▶ **TO BE DONE**
Reproduce the records below exactly as they appear, omitting any pictures they contain.

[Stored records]
◆ ◆ ◆

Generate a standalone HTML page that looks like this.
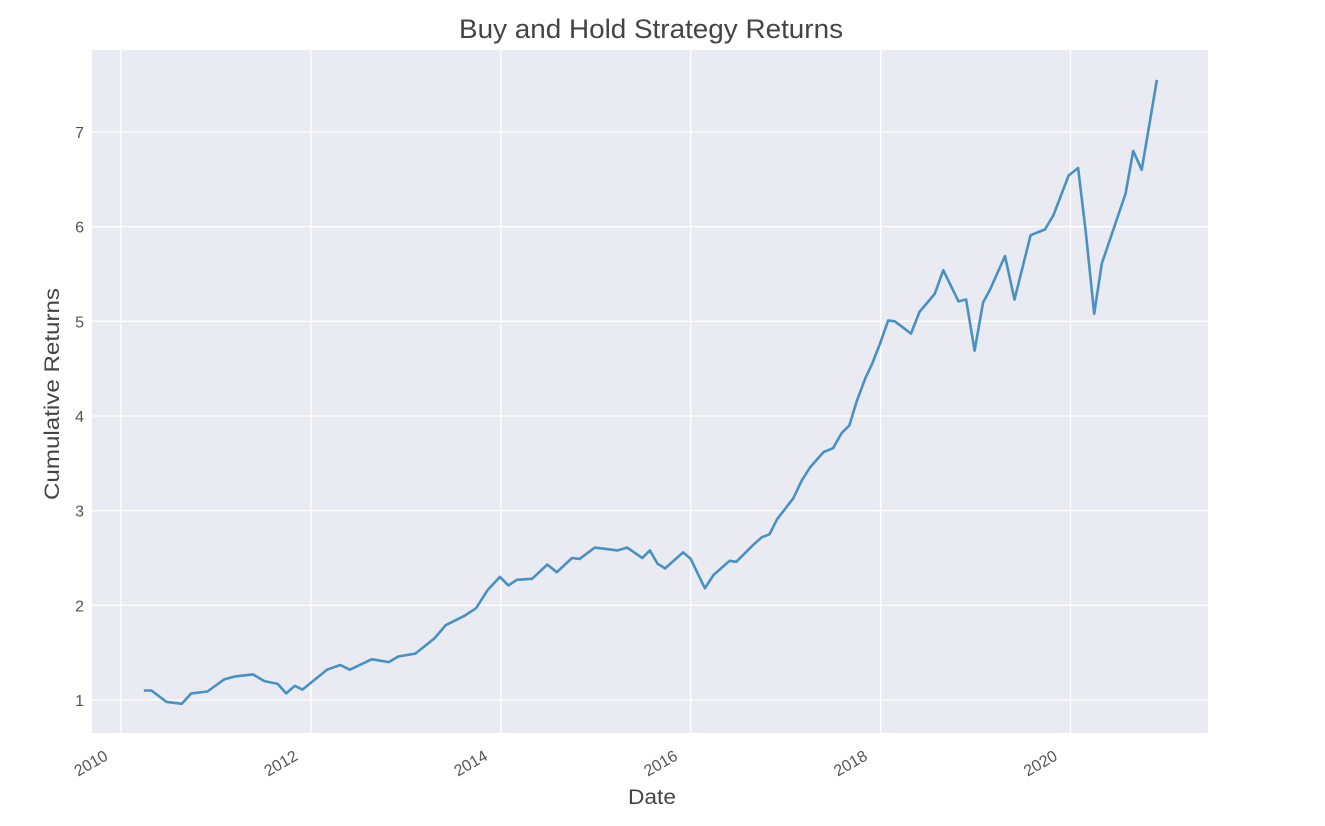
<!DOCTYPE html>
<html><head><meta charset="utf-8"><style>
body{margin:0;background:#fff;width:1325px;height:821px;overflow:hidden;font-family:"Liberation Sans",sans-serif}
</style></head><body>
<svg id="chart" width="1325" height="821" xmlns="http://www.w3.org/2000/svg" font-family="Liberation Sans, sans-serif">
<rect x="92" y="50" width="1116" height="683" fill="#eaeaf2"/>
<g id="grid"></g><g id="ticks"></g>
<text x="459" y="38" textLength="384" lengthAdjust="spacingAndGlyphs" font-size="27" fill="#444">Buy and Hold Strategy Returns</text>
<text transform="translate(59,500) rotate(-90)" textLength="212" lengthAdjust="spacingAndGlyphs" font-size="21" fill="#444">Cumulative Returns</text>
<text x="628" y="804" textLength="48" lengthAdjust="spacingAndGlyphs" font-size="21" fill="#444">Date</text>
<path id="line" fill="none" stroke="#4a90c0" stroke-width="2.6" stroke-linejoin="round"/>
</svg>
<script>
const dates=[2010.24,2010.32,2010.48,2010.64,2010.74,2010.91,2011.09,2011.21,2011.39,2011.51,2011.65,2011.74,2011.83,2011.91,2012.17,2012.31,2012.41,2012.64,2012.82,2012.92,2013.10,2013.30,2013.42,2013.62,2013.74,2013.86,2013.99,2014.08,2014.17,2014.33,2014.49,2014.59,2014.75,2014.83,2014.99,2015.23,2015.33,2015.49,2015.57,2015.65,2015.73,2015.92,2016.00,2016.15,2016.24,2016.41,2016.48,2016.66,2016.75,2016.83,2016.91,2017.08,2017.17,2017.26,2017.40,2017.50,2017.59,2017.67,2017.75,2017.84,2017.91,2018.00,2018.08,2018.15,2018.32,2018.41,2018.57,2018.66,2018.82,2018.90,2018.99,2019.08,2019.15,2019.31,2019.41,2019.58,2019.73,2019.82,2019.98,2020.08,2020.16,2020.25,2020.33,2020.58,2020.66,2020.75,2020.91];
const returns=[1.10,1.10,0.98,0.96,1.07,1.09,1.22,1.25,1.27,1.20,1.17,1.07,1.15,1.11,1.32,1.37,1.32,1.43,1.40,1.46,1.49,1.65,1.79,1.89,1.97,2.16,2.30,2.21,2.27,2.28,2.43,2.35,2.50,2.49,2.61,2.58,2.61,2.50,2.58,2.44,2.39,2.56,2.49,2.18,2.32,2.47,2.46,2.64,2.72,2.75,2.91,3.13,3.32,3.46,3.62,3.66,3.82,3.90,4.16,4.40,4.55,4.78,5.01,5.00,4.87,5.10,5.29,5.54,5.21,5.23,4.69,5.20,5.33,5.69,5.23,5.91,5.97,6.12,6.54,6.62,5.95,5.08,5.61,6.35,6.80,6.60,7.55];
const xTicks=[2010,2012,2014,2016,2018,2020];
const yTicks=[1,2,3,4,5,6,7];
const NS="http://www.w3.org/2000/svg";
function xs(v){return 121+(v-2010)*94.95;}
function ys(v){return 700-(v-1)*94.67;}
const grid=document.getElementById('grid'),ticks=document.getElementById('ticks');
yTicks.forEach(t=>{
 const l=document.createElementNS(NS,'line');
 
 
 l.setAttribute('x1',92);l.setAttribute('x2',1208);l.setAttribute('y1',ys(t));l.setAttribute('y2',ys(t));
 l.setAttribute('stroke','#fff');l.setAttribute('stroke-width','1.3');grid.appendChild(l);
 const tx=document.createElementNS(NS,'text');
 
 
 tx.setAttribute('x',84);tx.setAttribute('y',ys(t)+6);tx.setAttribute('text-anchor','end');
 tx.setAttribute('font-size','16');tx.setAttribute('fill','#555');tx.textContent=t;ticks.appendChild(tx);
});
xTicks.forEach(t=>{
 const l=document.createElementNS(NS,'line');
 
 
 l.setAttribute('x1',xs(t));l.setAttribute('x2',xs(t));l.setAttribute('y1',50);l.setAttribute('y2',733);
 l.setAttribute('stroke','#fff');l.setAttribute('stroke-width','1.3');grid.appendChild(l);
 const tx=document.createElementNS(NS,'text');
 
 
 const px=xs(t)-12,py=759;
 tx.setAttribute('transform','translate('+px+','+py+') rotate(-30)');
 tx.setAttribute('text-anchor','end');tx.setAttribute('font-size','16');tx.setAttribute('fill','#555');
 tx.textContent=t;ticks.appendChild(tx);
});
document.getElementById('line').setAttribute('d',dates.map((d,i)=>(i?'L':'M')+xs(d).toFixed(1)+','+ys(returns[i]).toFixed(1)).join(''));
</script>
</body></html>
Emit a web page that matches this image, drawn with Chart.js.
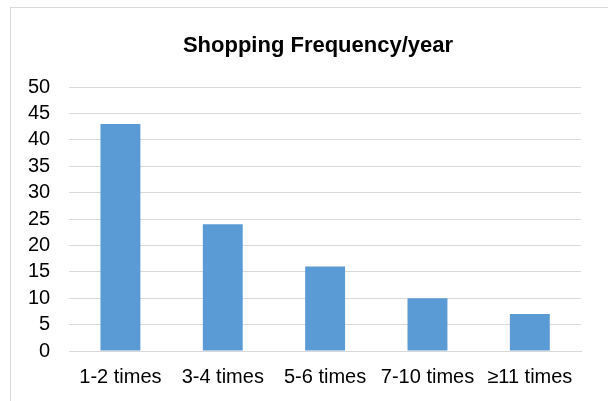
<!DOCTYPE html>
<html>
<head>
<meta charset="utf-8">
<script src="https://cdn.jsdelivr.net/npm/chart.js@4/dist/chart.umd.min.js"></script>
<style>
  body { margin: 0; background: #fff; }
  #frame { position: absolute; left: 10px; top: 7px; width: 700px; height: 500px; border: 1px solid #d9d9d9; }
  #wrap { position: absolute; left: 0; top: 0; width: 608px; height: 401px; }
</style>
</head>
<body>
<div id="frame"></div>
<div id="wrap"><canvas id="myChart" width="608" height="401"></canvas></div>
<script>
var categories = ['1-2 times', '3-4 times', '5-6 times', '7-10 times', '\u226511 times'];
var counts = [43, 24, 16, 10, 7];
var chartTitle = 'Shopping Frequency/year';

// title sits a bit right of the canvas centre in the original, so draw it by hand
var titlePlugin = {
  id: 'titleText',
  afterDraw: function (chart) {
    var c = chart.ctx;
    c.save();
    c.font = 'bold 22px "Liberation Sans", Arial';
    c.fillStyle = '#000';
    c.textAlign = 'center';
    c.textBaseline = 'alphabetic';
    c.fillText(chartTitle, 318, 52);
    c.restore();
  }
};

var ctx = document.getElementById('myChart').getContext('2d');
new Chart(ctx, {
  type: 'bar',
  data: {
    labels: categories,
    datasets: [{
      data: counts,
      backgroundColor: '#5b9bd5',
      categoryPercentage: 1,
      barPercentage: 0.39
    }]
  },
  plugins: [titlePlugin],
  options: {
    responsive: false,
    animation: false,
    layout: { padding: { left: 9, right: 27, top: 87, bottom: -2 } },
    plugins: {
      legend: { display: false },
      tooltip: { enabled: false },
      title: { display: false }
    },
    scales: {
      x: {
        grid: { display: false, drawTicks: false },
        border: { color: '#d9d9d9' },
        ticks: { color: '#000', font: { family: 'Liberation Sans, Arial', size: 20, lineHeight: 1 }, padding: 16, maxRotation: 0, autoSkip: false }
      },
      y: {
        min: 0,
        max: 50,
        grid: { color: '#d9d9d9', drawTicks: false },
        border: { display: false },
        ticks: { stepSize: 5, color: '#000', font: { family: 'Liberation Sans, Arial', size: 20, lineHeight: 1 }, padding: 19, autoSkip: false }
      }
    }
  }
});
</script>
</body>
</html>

◆ ◆ ◆

▶ **THE RESPONSE**
Generate a standalone HTML page that looks like this.
<!DOCTYPE html>
<html><head><meta charset="utf-8"><style>
body{margin:0;background:#fff;width:1325px;height:821px;overflow:hidden;font-family:"Liberation Sans",sans-serif}
</style></head><body>
<svg id="chart" width="1325" height="821" xmlns="http://www.w3.org/2000/svg" font-family="Liberation Sans, sans-serif">
<rect x="92" y="50" width="1116" height="683" fill="#eaeaf2"/>
<g id="grid"></g><g id="ticks"></g>
<text x="459" y="38" textLength="384" lengthAdjust="spacingAndGlyphs" font-size="27" fill="#444">Buy and Hold Strategy Returns</text>
<text transform="translate(59,500) rotate(-90)" textLength="212" lengthAdjust="spacingAndGlyphs" font-size="21" fill="#444">Cumulative Returns</text>
<text x="628" y="804" textLength="48" lengthAdjust="spacingAndGlyphs" font-size="21" fill="#444">Date</text>
<path id="line" fill="none" stroke="#4a90c0" stroke-width="2.6" stroke-linejoin="round"/>
</svg>
<script>
const dates=[2010.24,2010.32,2010.48,2010.64,2010.74,2010.91,2011.09,2011.21,2011.39,2011.51,2011.65,2011.74,2011.83,2011.91,2012.17,2012.31,2012.41,2012.64,2012.82,2012.92,2013.10,2013.30,2013.42,2013.62,2013.74,2013.86,2013.99,2014.08,2014.17,2014.33,2014.49,2014.59,2014.75,2014.83,2014.99,2015.23,2015.33,2015.49,2015.57,2015.65,2015.73,2015.92,2016.00,2016.15,2016.24,2016.41,2016.48,2016.66,2016.75,2016.83,2016.91,2017.08,2017.17,2017.26,2017.40,2017.50,2017.59,2017.67,2017.75,2017.84,2017.91,2018.00,2018.08,2018.15,2018.32,2018.41,2018.57,2018.66,2018.82,2018.90,2018.99,2019.08,2019.15,2019.31,2019.41,2019.58,2019.73,2019.82,2019.98,2020.08,2020.16,2020.25,2020.33,2020.58,2020.66,2020.75,2020.91];
const returns=[1.10,1.10,0.98,0.96,1.07,1.09,1.22,1.25,1.27,1.20,1.17,1.07,1.15,1.11,1.32,1.37,1.32,1.43,1.40,1.46,1.49,1.65,1.79,1.89,1.97,2.16,2.30,2.21,2.27,2.28,2.43,2.35,2.50,2.49,2.61,2.58,2.61,2.50,2.58,2.44,2.39,2.56,2.49,2.18,2.32,2.47,2.46,2.64,2.72,2.75,2.91,3.13,3.32,3.46,3.62,3.66,3.82,3.90,4.16,4.40,4.55,4.78,5.01,5.00,4.87,5.10,5.29,5.54,5.21,5.23,4.69,5.20,5.33,5.69,5.23,5.91,5.97,6.12,6.54,6.62,5.95,5.08,5.61,6.35,6.80,6.60,7.55];
const xTicks=[2010,2012,2014,2016,2018,2020];
const yTicks=[1,2,3,4,5,6,7];
const NS="http://www.w3.org/2000/svg";
function xs(v){return 121+(v-2010)*94.95;}
function ys(v){return 700-(v-1)*94.67;}
const grid=document.getElementById('grid'),ticks=document.getElementById('ticks');
yTicks.forEach(t=>{
 const l=document.createElementNS(NS,'line');
 
 
 l.setAttribute('x1',92);l.setAttribute('x2',1208);l.setAttribute('y1',ys(t));l.setAttribute('y2',ys(t));
 l.setAttribute('stroke','#fff');l.setAttribute('stroke-width','1.3');grid.appendChild(l);
 const tx=document.createElementNS(NS,'text');
 
 
 tx.setAttribute('x',84);tx.setAttribute('y',ys(t)+6);tx.setAttribute('text-anchor','end');
 tx.setAttribute('font-size','16');tx.setAttribute('fill','#555');tx.textContent=t;ticks.appendChild(tx);
});
xTicks.forEach(t=>{
 const l=document.createElementNS(NS,'line');
 
 
 l.setAttribute('x1',xs(t));l.setAttribute('x2',xs(t));l.setAttribute('y1',50);l.setAttribute('y2',733);
 l.setAttribute('stroke','#fff');l.setAttribute('stroke-width','1.3');grid.appendChild(l);
 const tx=document.createElementNS(NS,'text');
 
 
 const px=xs(t)-12,py=759;
 tx.setAttribute('transform','translate('+px+','+py+') rotate(-30)');
 tx.setAttribute('text-anchor','end');tx.setAttribute('font-size','16');tx.setAttribute('fill','#555');
 tx.textContent=t;ticks.appendChild(tx);
});
document.getElementById('line').setAttribute('d',dates.map((d,i)=>(i?'L':'M')+xs(d).toFixed(1)+','+ys(returns[i]).toFixed(1)).join(''));
</script>
</body></html>
Emit a web page that matches this image, drawn with Chart.js.
<!DOCTYPE html>
<html>
<head>
<meta charset="utf-8">
<script src="https://cdn.jsdelivr.net/npm/chart.js@4/dist/chart.umd.min.js"></script>
<style>
  body { margin: 0; background: #fff; }
  #frame { position: absolute; left: 10px; top: 7px; width: 700px; height: 500px; border: 1px solid #d9d9d9; }
  #wrap { position: absolute; left: 0; top: 0; width: 608px; height: 401px; }
</style>
</head>
<body>
<div id="frame"></div>
<div id="wrap"><canvas id="myChart" width="608" height="401"></canvas></div>
<script>
var categories = ['1-2 times', '3-4 times', '5-6 times', '7-10 times', '\u226511 times'];
var counts = [43, 24, 16, 10, 7];
var chartTitle = 'Shopping Frequency/year';

// title sits a bit right of the canvas centre in the original, so draw it by hand
var titlePlugin = {
  id: 'titleText',
  afterDraw: function (chart) {
    var c = chart.ctx;
    c.save();
    c.font = 'bold 22px "Liberation Sans", Arial';
    c.fillStyle = '#000';
    c.textAlign = 'center';
    c.textBaseline = 'alphabetic';
    c.fillText(chartTitle, 318, 52);
    c.restore();
  }
};

var ctx = document.getElementById('myChart').getContext('2d');
new Chart(ctx, {
  type: 'bar',
  data: {
    labels: categories,
    datasets: [{
      data: counts,
      backgroundColor: '#5b9bd5',
      categoryPercentage: 1,
      barPercentage: 0.39
    }]
  },
  plugins: [titlePlugin],
  options: {
    responsive: false,
    animation: false,
    layout: { padding: { left: 9, right: 27, top: 87, bottom: -2 } },
    plugins: {
      legend: { display: false },
      tooltip: { enabled: false },
      title: { display: false }
    },
    scales: {
      x: {
        grid: { display: false, drawTicks: false },
        border: { color: '#d9d9d9' },
        ticks: { color: '#000', font: { family: 'Liberation Sans, Arial', size: 20, lineHeight: 1 }, padding: 16, maxRotation: 0, autoSkip: false }
      },
      y: {
        min: 0,
        max: 50,
        grid: { color: '#d9d9d9', drawTicks: false },
        border: { display: false },
        ticks: { stepSize: 5, color: '#000', font: { family: 'Liberation Sans, Arial', size: 20, lineHeight: 1 }, padding: 19, autoSkip: false }
      }
    }
  }
});
</script>
</body>
</html>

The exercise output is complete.